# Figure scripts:
-- BEGIN --
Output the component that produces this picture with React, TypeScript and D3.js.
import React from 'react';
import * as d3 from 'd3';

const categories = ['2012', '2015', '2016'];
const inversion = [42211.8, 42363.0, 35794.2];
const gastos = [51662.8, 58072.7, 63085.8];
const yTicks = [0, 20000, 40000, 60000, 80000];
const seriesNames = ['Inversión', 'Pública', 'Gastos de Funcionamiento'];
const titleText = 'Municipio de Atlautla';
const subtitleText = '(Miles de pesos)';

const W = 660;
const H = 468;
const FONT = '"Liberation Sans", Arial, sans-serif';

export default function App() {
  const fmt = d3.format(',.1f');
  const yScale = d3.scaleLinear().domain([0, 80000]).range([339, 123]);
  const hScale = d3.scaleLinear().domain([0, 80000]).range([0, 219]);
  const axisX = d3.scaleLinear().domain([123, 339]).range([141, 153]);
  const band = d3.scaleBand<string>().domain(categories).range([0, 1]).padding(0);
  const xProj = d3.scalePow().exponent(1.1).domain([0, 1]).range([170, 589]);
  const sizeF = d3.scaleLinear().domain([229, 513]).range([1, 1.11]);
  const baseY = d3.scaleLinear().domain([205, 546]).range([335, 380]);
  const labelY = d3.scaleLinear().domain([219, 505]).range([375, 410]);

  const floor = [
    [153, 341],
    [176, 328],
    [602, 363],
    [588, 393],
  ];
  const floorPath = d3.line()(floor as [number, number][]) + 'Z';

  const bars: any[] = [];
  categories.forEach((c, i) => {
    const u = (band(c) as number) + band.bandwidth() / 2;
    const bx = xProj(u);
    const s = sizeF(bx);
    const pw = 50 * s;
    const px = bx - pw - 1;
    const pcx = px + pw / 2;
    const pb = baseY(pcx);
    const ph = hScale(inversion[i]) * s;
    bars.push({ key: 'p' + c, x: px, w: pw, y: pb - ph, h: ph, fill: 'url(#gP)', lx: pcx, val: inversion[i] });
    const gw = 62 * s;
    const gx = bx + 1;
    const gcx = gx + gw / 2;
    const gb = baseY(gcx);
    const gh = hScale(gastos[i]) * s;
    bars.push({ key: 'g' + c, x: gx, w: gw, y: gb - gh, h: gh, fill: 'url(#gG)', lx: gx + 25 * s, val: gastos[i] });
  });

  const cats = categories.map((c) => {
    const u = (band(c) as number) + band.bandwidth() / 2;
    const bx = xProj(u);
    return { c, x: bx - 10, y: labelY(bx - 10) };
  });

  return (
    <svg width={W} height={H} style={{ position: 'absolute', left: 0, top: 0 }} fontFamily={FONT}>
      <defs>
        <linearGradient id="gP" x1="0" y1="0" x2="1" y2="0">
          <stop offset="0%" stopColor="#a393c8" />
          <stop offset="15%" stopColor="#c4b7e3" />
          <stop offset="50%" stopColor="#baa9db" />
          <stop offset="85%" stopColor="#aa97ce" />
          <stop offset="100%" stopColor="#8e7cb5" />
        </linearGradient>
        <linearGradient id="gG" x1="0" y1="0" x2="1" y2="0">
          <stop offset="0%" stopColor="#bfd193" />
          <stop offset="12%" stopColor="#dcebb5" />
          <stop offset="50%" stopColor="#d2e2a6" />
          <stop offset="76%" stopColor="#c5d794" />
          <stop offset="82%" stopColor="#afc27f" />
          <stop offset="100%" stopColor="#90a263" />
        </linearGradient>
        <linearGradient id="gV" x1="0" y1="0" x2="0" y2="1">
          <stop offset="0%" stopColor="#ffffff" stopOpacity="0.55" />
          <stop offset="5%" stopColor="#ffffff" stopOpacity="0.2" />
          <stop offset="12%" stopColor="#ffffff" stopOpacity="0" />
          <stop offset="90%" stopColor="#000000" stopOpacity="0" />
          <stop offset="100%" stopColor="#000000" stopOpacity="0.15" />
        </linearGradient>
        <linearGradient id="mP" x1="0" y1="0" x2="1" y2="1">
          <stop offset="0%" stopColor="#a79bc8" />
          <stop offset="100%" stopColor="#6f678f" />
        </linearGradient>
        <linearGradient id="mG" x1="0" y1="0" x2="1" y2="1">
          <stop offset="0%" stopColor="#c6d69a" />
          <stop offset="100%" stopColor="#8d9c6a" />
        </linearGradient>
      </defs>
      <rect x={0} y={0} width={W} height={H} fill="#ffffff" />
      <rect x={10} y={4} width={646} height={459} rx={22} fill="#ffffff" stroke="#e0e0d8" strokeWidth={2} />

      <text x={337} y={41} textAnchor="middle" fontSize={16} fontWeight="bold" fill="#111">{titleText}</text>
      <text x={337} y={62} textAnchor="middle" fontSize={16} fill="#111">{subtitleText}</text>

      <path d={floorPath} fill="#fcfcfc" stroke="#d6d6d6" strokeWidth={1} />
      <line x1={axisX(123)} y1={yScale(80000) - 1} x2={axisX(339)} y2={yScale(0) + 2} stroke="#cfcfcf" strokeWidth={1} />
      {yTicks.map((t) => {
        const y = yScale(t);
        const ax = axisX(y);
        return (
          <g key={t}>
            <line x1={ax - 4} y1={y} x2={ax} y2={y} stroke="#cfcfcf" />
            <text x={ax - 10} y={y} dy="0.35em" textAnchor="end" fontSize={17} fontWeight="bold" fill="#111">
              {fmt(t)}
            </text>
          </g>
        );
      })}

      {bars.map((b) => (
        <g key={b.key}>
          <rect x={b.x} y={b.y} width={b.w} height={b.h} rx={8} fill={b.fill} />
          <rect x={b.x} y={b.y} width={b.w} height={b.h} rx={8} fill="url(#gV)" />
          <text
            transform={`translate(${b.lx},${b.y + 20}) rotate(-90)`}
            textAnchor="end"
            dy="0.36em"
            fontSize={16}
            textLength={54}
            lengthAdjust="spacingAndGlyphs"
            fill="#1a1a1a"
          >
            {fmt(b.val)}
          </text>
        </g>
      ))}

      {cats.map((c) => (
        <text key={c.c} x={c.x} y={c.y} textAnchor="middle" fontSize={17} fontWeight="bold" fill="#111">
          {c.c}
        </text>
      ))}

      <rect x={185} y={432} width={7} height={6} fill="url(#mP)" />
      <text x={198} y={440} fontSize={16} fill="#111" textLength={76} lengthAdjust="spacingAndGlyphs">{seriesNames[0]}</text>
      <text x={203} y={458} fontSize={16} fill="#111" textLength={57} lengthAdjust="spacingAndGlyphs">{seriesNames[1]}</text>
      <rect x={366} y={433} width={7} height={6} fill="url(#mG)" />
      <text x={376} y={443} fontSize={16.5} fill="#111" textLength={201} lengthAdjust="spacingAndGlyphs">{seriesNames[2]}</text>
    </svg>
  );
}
-- END --
-- BEGIN --
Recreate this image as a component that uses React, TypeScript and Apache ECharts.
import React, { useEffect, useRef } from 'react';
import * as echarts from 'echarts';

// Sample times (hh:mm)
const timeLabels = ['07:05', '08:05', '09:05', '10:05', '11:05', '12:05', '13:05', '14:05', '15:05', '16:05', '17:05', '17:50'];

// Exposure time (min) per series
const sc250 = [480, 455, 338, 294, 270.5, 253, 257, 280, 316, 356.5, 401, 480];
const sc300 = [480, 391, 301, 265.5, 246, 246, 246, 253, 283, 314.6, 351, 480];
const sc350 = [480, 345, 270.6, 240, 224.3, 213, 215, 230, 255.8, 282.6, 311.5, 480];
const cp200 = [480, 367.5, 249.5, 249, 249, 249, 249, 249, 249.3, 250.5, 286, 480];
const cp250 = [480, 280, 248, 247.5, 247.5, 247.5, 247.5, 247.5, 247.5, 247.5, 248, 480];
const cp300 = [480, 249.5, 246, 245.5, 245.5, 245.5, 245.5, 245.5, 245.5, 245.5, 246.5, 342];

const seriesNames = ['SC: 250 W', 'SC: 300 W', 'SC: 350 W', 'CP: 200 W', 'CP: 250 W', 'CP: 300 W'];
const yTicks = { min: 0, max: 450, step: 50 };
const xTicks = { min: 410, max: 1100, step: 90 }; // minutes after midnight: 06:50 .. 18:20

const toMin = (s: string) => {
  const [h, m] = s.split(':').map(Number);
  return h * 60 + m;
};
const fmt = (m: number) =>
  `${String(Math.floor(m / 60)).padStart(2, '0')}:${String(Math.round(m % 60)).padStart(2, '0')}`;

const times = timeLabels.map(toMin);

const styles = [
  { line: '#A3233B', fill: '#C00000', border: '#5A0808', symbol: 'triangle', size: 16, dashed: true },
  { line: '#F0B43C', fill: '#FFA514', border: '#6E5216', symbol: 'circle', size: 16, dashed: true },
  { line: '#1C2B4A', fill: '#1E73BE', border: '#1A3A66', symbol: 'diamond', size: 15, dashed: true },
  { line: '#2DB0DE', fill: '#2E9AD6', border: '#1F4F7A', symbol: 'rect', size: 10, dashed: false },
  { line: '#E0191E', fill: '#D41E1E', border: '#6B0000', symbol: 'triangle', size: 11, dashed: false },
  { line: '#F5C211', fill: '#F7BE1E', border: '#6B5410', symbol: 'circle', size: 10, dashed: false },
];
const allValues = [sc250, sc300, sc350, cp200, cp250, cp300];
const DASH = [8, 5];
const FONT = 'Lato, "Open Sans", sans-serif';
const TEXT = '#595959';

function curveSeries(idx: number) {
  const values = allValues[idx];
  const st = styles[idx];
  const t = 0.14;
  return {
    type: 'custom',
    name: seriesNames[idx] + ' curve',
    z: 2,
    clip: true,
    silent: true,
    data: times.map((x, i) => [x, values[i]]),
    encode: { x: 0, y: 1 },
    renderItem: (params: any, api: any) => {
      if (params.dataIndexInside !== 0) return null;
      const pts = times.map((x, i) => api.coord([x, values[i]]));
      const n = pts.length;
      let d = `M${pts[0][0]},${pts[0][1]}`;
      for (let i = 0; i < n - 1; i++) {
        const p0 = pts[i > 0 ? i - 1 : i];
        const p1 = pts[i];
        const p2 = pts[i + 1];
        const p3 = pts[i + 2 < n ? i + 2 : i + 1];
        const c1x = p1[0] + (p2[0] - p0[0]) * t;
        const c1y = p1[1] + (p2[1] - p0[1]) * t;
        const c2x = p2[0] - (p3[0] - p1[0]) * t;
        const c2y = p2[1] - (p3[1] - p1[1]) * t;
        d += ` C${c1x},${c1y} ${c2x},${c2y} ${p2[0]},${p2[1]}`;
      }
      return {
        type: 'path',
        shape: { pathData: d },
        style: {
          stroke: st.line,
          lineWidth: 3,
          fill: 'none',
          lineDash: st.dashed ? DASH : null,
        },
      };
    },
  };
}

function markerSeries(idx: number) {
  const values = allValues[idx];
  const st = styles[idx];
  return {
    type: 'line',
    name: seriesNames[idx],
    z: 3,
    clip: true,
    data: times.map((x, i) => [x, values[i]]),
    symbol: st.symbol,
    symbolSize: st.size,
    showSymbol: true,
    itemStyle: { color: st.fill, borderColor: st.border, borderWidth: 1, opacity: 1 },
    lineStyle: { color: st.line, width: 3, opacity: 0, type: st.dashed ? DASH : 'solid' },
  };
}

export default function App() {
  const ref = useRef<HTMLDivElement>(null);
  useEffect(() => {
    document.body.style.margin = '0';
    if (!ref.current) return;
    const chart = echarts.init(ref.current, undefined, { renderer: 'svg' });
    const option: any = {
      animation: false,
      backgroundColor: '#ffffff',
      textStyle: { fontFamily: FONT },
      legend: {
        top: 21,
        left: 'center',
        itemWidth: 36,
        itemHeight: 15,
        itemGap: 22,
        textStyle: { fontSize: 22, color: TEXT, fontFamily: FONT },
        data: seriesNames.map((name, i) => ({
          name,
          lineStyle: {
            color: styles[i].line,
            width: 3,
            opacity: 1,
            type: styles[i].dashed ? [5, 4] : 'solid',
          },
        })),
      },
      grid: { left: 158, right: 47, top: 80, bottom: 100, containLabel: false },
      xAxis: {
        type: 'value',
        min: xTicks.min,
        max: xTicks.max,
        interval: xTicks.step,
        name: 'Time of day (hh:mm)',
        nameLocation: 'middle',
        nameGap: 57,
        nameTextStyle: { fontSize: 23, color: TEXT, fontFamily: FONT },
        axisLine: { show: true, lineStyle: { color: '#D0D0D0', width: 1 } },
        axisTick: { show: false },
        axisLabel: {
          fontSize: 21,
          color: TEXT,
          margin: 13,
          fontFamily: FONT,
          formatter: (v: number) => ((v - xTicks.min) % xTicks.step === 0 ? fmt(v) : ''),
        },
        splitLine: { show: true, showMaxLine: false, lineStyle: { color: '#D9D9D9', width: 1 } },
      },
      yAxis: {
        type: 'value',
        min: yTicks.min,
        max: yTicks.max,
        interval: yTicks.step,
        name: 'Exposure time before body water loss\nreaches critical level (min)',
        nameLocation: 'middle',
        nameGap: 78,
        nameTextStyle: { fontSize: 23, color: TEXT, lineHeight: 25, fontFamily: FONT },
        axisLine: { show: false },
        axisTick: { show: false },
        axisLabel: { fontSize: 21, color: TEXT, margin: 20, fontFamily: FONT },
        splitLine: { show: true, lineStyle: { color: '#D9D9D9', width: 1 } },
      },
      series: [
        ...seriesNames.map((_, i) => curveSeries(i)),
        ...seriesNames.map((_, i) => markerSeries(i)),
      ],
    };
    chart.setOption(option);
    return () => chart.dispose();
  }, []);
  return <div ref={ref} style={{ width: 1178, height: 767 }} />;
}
-- END --
# GOAL:
Filter the entries and copy out every line with the word "React".

# REPLY TO THE TASK:
Output the component that produces this picture with React, TypeScript and D3.js.
import React from 'react';
Recreate this image as a component that uses React, TypeScript and Apache ECharts.
import React, { useEffect, useRef } from 'react';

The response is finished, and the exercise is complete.